# THE TASK:
Copy out the records in full, word for word, without pictures.

# DATA SUPPLIED:
+++
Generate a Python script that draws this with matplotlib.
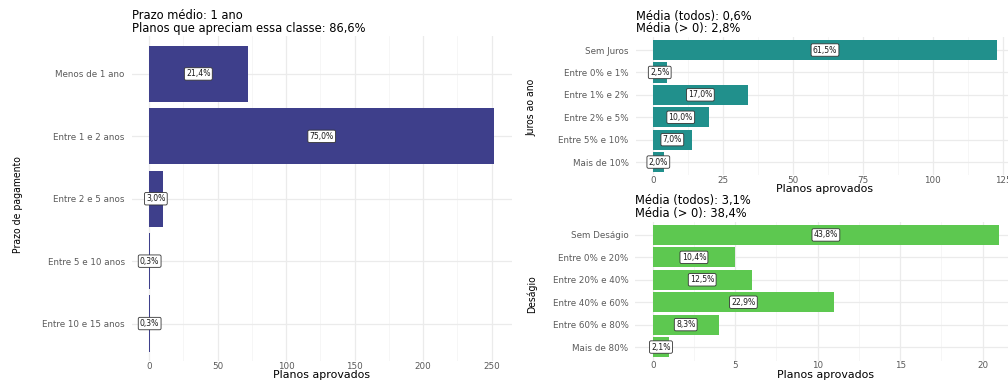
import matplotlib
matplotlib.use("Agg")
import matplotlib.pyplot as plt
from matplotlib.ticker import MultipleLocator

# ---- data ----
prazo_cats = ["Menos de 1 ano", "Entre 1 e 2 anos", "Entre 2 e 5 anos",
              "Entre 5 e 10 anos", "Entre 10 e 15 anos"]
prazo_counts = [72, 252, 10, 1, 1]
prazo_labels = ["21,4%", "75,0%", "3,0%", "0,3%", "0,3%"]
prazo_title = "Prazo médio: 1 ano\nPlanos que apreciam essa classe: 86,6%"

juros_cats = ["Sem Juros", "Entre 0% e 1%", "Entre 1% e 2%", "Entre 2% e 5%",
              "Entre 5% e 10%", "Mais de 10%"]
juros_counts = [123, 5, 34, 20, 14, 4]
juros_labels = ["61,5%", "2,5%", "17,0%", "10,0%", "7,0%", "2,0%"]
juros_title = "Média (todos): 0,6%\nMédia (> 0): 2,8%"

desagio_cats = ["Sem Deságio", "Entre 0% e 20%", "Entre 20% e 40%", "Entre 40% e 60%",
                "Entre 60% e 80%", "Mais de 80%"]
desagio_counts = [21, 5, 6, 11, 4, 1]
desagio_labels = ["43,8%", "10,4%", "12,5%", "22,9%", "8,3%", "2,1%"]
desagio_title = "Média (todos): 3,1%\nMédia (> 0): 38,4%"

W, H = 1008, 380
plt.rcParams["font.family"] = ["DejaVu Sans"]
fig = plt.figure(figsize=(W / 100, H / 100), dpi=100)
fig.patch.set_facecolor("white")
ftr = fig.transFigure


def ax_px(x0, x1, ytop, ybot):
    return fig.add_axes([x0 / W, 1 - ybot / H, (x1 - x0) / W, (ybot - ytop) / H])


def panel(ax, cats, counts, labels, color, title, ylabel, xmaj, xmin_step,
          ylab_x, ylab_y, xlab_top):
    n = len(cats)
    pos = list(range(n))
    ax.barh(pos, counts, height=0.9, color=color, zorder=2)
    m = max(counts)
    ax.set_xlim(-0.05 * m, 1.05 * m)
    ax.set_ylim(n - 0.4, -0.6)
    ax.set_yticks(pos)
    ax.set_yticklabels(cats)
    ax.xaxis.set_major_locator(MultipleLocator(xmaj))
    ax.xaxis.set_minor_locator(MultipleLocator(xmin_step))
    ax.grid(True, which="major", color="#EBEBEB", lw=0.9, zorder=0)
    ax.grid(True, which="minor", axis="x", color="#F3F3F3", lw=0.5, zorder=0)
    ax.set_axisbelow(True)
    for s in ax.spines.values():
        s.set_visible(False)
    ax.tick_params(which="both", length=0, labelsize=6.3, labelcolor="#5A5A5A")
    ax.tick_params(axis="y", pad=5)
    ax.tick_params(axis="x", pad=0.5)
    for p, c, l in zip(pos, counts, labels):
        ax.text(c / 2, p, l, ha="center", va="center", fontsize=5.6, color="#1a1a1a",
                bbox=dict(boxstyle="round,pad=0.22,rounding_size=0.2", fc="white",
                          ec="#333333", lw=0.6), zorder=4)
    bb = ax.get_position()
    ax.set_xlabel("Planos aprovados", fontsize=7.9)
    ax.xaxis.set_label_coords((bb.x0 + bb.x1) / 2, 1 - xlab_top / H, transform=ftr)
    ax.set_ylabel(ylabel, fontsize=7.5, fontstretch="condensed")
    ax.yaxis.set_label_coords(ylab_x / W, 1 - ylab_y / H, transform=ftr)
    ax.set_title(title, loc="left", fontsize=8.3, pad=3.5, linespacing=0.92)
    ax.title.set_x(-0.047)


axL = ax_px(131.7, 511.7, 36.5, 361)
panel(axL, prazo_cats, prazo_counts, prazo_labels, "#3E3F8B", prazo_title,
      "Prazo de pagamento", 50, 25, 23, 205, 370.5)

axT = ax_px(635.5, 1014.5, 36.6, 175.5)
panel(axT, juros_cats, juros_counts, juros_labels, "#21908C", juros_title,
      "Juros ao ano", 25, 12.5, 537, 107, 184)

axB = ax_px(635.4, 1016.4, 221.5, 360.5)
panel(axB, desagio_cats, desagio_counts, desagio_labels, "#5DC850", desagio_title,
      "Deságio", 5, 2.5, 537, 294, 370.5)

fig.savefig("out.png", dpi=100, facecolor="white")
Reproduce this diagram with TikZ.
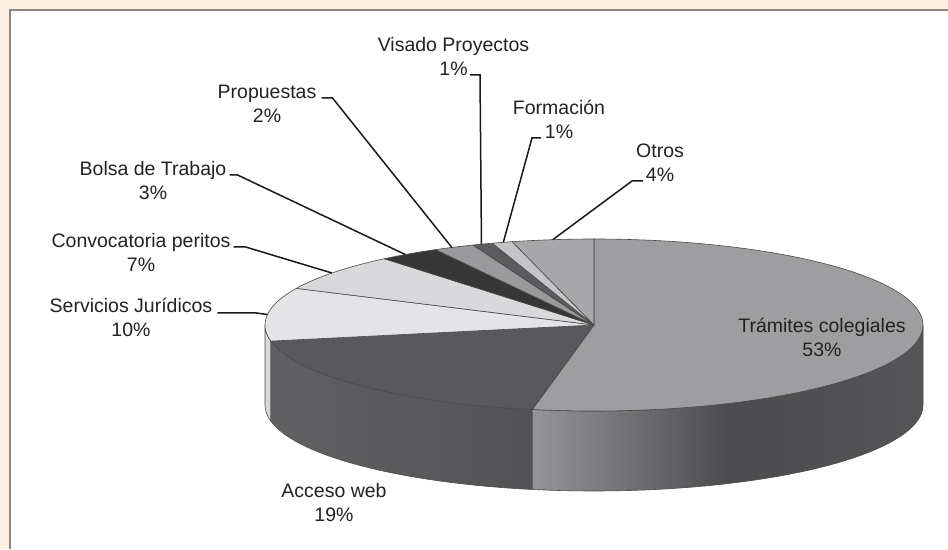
+++
# WRITTEN ANSWER:
Generate a Python script that draws this with matplotlib.
import matplotlib
matplotlib.use("Agg")
import matplotlib.pyplot as plt
from matplotlib.ticker import MultipleLocator

# ---- data ----
prazo_cats = ["Menos de 1 ano", "Entre 1 e 2 anos", "Entre 2 e 5 anos",
              "Entre 5 e 10 anos", "Entre 10 e 15 anos"]
prazo_counts = [72, 252, 10, 1, 1]
prazo_labels = ["21,4%", "75,0%", "3,0%", "0,3%", "0,3%"]
prazo_title = "Prazo médio: 1 ano\nPlanos que apreciam essa classe: 86,6%"

juros_cats = ["Sem Juros", "Entre 0% e 1%", "Entre 1% e 2%", "Entre 2% e 5%",
              "Entre 5% e 10%", "Mais de 10%"]
juros_counts = [123, 5, 34, 20, 14, 4]
juros_labels = ["61,5%", "2,5%", "17,0%", "10,0%", "7,0%", "2,0%"]
juros_title = "Média (todos): 0,6%\nMédia (> 0): 2,8%"

desagio_cats = ["Sem Deságio", "Entre 0% e 20%", "Entre 20% e 40%", "Entre 40% e 60%",
                "Entre 60% e 80%", "Mais de 80%"]
desagio_counts = [21, 5, 6, 11, 4, 1]
desagio_labels = ["43,8%", "10,4%", "12,5%", "22,9%", "8,3%", "2,1%"]
desagio_title = "Média (todos): 3,1%\nMédia (> 0): 38,4%"

W, H = 1008, 380
plt.rcParams["font.family"] = ["DejaVu Sans"]
fig = plt.figure(figsize=(W / 100, H / 100), dpi=100)
fig.patch.set_facecolor("white")
ftr = fig.transFigure


def ax_px(x0, x1, ytop, ybot):
    return fig.add_axes([x0 / W, 1 - ybot / H, (x1 - x0) / W, (ybot - ytop) / H])


def panel(ax, cats, counts, labels, color, title, ylabel, xmaj, xmin_step,
          ylab_x, ylab_y, xlab_top):
    n = len(cats)
    pos = list(range(n))
    ax.barh(pos, counts, height=0.9, color=color, zorder=2)
    m = max(counts)
    ax.set_xlim(-0.05 * m, 1.05 * m)
    ax.set_ylim(n - 0.4, -0.6)
    ax.set_yticks(pos)
    ax.set_yticklabels(cats)
    ax.xaxis.set_major_locator(MultipleLocator(xmaj))
    ax.xaxis.set_minor_locator(MultipleLocator(xmin_step))
    ax.grid(True, which="major", color="#EBEBEB", lw=0.9, zorder=0)
    ax.grid(True, which="minor", axis="x", color="#F3F3F3", lw=0.5, zorder=0)
    ax.set_axisbelow(True)
    for s in ax.spines.values():
        s.set_visible(False)
    ax.tick_params(which="both", length=0, labelsize=6.3, labelcolor="#5A5A5A")
    ax.tick_params(axis="y", pad=5)
    ax.tick_params(axis="x", pad=0.5)
    for p, c, l in zip(pos, counts, labels):
        ax.text(c / 2, p, l, ha="center", va="center", fontsize=5.6, color="#1a1a1a",
                bbox=dict(boxstyle="round,pad=0.22,rounding_size=0.2", fc="white",
                          ec="#333333", lw=0.6), zorder=4)
    bb = ax.get_position()
    ax.set_xlabel("Planos aprovados", fontsize=7.9)
    ax.xaxis.set_label_coords((bb.x0 + bb.x1) / 2, 1 - xlab_top / H, transform=ftr)
    ax.set_ylabel(ylabel, fontsize=7.5, fontstretch="condensed")
    ax.yaxis.set_label_coords(ylab_x / W, 1 - ylab_y / H, transform=ftr)
    ax.set_title(title, loc="left", fontsize=8.3, pad=3.5, linespacing=0.92)
    ax.title.set_x(-0.047)


axL = ax_px(131.7, 511.7, 36.5, 361)
panel(axL, prazo_cats, prazo_counts, prazo_labels, "#3E3F8B", prazo_title,
      "Prazo de pagamento", 50, 25, 23, 205, 370.5)

axT = ax_px(635.5, 1014.5, 36.6, 175.5)
panel(axT, juros_cats, juros_counts, juros_labels, "#21908C", juros_title,
      "Juros ao ano", 25, 12.5, 537, 107, 184)

axB = ax_px(635.4, 1016.4, 221.5, 360.5)
panel(axB, desagio_cats, desagio_counts, desagio_labels, "#5DC850", desagio_title,
      "Deságio", 5, 2.5, 537, 294, 370.5)

fig.savefig("out.png", dpi=100, facecolor="white")
Reproduce this diagram with TikZ.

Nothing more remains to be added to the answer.